Written request
Restate exactly the lines of the entries below, beginning with the first and ending with the line that holds "barb-barb] (qb) -- (qa);". Pictures are not copied.
++++ Supplied data
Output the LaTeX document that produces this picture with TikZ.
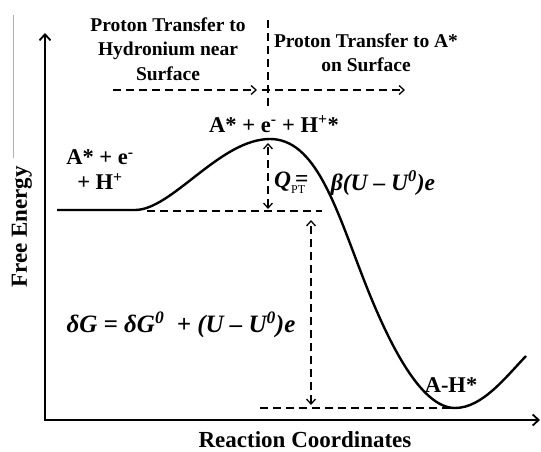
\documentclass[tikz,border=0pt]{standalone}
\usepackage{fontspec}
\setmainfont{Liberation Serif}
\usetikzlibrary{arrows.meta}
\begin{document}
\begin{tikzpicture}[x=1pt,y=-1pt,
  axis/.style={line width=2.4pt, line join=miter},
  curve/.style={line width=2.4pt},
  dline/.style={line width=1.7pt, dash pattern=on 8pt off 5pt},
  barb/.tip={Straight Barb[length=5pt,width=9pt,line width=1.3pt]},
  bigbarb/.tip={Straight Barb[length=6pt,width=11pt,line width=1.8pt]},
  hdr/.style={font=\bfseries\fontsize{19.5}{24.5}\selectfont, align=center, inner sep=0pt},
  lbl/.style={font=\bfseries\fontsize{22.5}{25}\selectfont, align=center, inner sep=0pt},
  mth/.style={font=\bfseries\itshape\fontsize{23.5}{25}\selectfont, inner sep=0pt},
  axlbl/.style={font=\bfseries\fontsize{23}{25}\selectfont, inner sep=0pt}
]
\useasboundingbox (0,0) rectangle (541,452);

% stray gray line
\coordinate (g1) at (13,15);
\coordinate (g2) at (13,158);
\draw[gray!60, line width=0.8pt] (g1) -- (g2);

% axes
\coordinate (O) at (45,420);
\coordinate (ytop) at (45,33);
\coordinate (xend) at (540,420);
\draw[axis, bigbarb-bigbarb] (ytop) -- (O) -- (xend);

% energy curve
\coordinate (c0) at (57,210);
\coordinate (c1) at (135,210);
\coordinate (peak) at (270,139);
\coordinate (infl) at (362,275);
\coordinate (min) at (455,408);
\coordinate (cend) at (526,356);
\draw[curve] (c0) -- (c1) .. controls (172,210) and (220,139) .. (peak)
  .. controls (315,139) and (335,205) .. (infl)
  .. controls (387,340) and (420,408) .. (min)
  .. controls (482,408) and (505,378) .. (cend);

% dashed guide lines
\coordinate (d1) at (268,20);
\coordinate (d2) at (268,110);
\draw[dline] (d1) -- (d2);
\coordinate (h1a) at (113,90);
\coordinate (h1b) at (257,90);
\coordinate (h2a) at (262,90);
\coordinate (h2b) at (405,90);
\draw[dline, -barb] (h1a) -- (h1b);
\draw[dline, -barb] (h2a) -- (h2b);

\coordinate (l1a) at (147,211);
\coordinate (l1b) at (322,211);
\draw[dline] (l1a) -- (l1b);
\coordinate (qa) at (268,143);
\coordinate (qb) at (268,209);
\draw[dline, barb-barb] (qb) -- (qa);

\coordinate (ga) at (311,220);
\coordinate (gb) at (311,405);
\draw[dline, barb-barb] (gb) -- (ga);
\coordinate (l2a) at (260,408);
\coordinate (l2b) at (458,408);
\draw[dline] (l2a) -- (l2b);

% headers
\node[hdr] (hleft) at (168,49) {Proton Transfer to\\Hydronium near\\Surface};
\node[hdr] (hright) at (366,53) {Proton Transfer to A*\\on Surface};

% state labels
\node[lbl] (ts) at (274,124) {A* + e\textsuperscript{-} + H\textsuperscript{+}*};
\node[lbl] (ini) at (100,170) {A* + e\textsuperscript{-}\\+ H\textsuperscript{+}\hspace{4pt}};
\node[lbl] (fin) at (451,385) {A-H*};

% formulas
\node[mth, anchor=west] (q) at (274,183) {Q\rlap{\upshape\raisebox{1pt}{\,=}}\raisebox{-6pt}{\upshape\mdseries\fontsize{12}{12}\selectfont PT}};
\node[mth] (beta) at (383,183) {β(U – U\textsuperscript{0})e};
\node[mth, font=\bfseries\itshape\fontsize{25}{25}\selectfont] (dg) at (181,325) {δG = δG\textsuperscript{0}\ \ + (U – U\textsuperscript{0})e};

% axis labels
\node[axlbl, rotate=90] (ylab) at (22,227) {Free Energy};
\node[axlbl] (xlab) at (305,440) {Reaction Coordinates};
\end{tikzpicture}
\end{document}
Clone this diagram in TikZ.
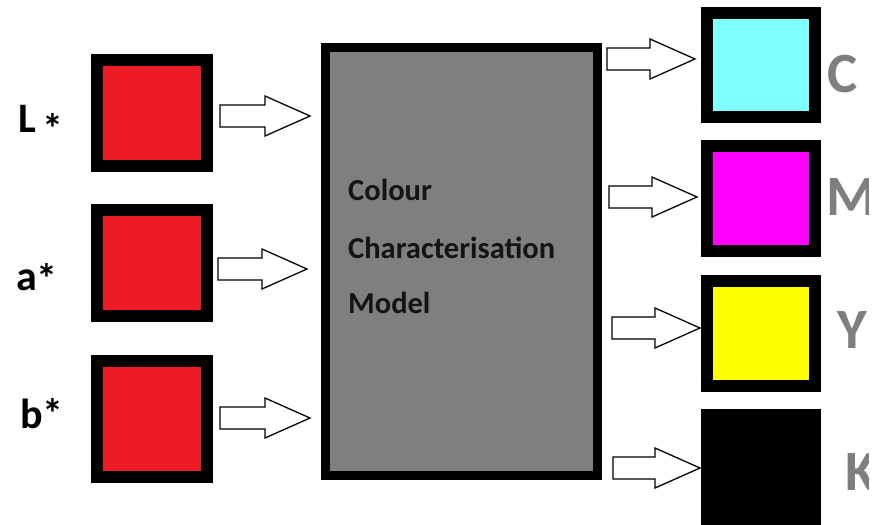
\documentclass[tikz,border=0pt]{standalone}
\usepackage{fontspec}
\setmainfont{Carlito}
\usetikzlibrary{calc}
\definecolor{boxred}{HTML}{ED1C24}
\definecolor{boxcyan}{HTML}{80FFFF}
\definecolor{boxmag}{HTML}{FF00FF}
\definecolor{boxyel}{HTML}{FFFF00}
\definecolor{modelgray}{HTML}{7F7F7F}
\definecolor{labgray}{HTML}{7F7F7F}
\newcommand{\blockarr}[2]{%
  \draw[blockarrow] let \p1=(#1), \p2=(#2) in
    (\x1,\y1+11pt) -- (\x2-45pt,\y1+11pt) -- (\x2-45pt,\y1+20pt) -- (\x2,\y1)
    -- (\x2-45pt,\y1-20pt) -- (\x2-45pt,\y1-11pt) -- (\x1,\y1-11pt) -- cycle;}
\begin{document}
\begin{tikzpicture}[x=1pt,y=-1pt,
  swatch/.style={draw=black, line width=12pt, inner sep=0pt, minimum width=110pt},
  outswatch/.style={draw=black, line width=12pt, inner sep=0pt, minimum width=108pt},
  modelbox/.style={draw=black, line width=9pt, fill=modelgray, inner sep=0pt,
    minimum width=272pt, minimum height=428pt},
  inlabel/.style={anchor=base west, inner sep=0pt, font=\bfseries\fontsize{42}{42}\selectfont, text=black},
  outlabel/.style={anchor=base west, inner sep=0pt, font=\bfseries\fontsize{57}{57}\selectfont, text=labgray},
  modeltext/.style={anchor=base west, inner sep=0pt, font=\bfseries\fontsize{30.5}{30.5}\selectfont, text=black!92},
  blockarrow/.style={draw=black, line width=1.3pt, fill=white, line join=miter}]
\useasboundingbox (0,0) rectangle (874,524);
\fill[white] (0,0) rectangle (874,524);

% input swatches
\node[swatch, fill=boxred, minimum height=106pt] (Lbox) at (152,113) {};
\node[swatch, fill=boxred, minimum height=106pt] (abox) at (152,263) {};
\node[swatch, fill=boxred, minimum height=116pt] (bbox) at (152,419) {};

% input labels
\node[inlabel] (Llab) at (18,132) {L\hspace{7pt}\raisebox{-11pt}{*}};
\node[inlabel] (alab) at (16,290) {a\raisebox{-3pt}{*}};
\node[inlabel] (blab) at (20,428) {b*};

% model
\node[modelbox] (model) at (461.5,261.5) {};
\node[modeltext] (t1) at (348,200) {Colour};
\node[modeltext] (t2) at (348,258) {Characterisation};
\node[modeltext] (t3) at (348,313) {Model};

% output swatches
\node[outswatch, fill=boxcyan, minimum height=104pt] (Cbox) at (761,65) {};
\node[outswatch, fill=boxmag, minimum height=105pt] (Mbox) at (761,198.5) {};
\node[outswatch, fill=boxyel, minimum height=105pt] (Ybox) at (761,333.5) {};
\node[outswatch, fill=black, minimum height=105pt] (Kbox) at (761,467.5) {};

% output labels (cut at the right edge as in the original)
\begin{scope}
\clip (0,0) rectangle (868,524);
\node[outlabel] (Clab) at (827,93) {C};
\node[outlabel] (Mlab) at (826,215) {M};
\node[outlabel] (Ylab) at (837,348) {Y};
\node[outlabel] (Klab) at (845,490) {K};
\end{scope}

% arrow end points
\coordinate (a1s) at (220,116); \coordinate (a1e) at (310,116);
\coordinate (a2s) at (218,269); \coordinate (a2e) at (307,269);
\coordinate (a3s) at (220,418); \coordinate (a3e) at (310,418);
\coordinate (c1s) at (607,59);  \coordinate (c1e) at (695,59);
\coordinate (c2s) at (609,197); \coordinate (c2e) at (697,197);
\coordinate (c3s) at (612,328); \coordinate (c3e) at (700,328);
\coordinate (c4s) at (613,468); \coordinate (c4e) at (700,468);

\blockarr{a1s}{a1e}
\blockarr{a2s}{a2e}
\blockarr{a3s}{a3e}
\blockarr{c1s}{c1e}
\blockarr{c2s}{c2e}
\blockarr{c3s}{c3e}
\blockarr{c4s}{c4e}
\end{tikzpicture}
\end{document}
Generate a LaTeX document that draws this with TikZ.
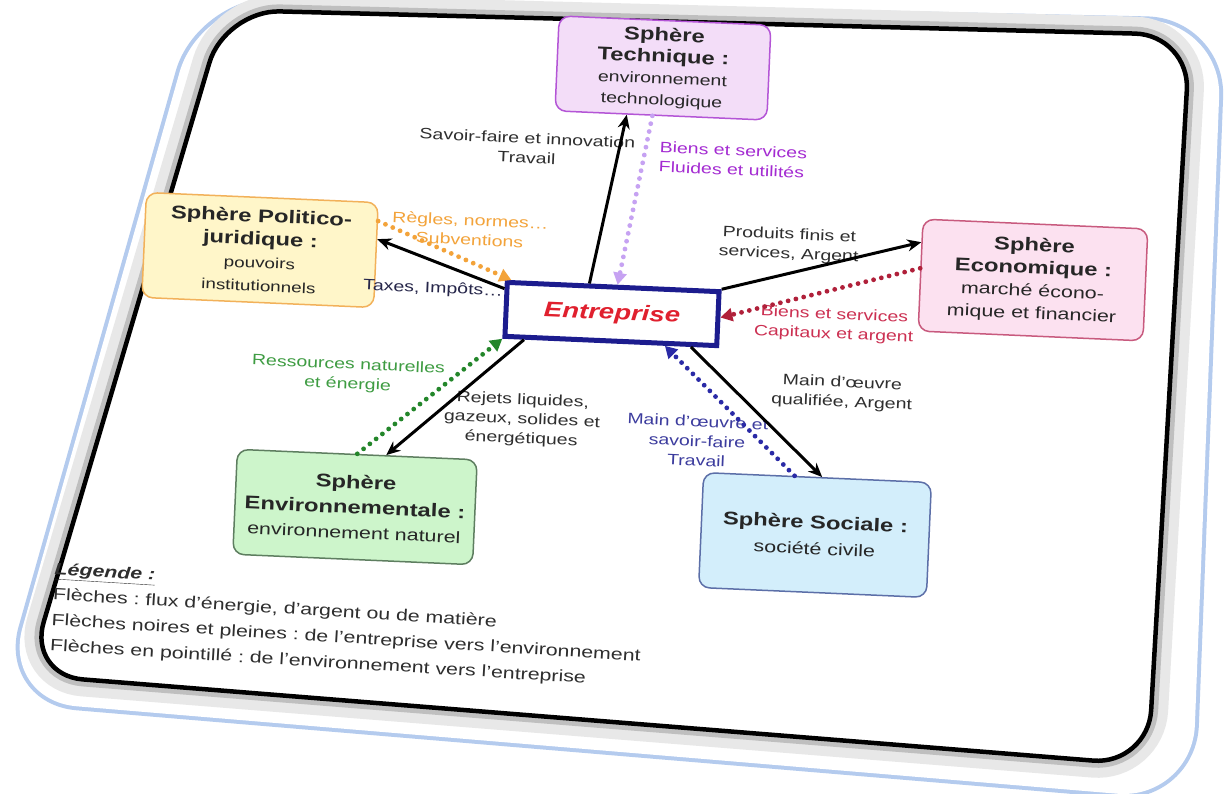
++++++++
Final answer
Output the LaTeX document that produces this picture with TikZ.
\documentclass[tikz,border=0pt]{standalone}
\usepackage{fontspec}
\setmainfont{Liberation Serif}
\usetikzlibrary{arrows.meta}
\begin{document}
\begin{tikzpicture}[x=1pt,y=-1pt,
  axis/.style={line width=2.4pt, line join=miter},
  curve/.style={line width=2.4pt},
  dline/.style={line width=1.7pt, dash pattern=on 8pt off 5pt},
  barb/.tip={Straight Barb[length=5pt,width=9pt,line width=1.3pt]},
  bigbarb/.tip={Straight Barb[length=6pt,width=11pt,line width=1.8pt]},
  hdr/.style={font=\bfseries\fontsize{19.5}{24.5}\selectfont, align=center, inner sep=0pt},
  lbl/.style={font=\bfseries\fontsize{22.5}{25}\selectfont, align=center, inner sep=0pt},
  mth/.style={font=\bfseries\itshape\fontsize{23.5}{25}\selectfont, inner sep=0pt},
  axlbl/.style={font=\bfseries\fontsize{23}{25}\selectfont, inner sep=0pt}
]
\useasboundingbox (0,0) rectangle (541,452);

% stray gray line
\coordinate (g1) at (13,15);
\coordinate (g2) at (13,158);
\draw[gray!60, line width=0.8pt] (g1) -- (g2);

% axes
\coordinate (O) at (45,420);
\coordinate (ytop) at (45,33);
\coordinate (xend) at (540,420);
\draw[axis, bigbarb-bigbarb] (ytop) -- (O) -- (xend);

% energy curve
\coordinate (c0) at (57,210);
\coordinate (c1) at (135,210);
\coordinate (peak) at (270,139);
\coordinate (infl) at (362,275);
\coordinate (min) at (455,408);
\coordinate (cend) at (526,356);
\draw[curve] (c0) -- (c1) .. controls (172,210) and (220,139) .. (peak)
  .. controls (315,139) and (335,205) .. (infl)
  .. controls (387,340) and (420,408) .. (min)
  .. controls (482,408) and (505,378) .. (cend);

% dashed guide lines
\coordinate (d1) at (268,20);
\coordinate (d2) at (268,110);
\draw[dline] (d1) -- (d2);
\coordinate (h1a) at (113,90);
\coordinate (h1b) at (257,90);
\coordinate (h2a) at (262,90);
\coordinate (h2b) at (405,90);
\draw[dline, -barb] (h1a) -- (h1b);
\draw[dline, -barb] (h2a) -- (h2b);

\coordinate (l1a) at (147,211);
\coordinate (l1b) at (322,211);
\draw[dline] (l1a) -- (l1b);
\coordinate (qa) at (268,143);
\coordinate (qb) at (268,209);
\draw[dline, barb-barb] (qb) -- (qa);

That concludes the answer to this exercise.